The university has patented the technology and the next step is to determine how the wood could be produced practically on a larger scale, preferably at a facility in Maine.

"The goal is not to create a $50 two-by-four," Parent said.

"The goal is to create jobs in Maine," AEWC Director Habib Dagher added.

The composite coating is thin and adds only fractions to the weight of the wood, whether it's a two-by-four or a sheet of plywood, Dagher said.

Each piece of wood used in creating the building is coated and then put together in panels that can be shipped. A 12-foot-by-20-foot building can be set up by 12 people in about 90 minutes.

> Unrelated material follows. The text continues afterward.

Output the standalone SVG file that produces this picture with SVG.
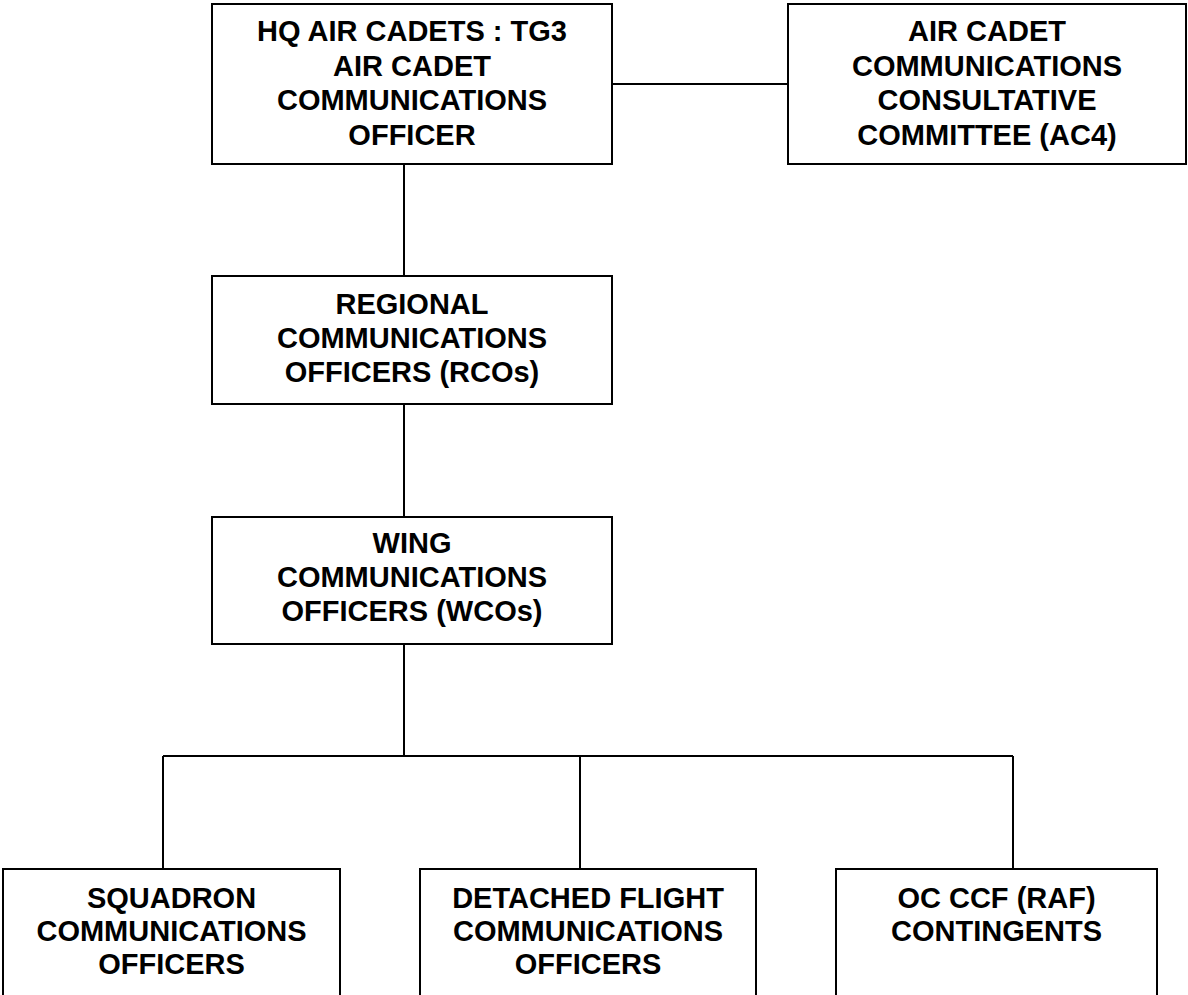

The same size bolt is used to put together the walls, floor and roof of the building, which cuts down on the number of tools needed to erect a structure.

"This whole thing is like a Lego kit," Dagher said.

The building has potential applications for military troop deployments in constructing barracks, homeland security purposes for securing government buildings and hurricane-resistant residential construction.

The blast-resistant building project follows the AEWC development of ballistic tent panels for the U.S. Army that was unveiled last year. The panels, which go inside tents and protect soldiers living in combat situations from nearby blasts, also can be attached to the outside of the blast-resistant buildings to add to the building's safety.

"There's a lot of need throughout the United States and beyond for these types of structures," Dagher said. "It's very, very exciting technology."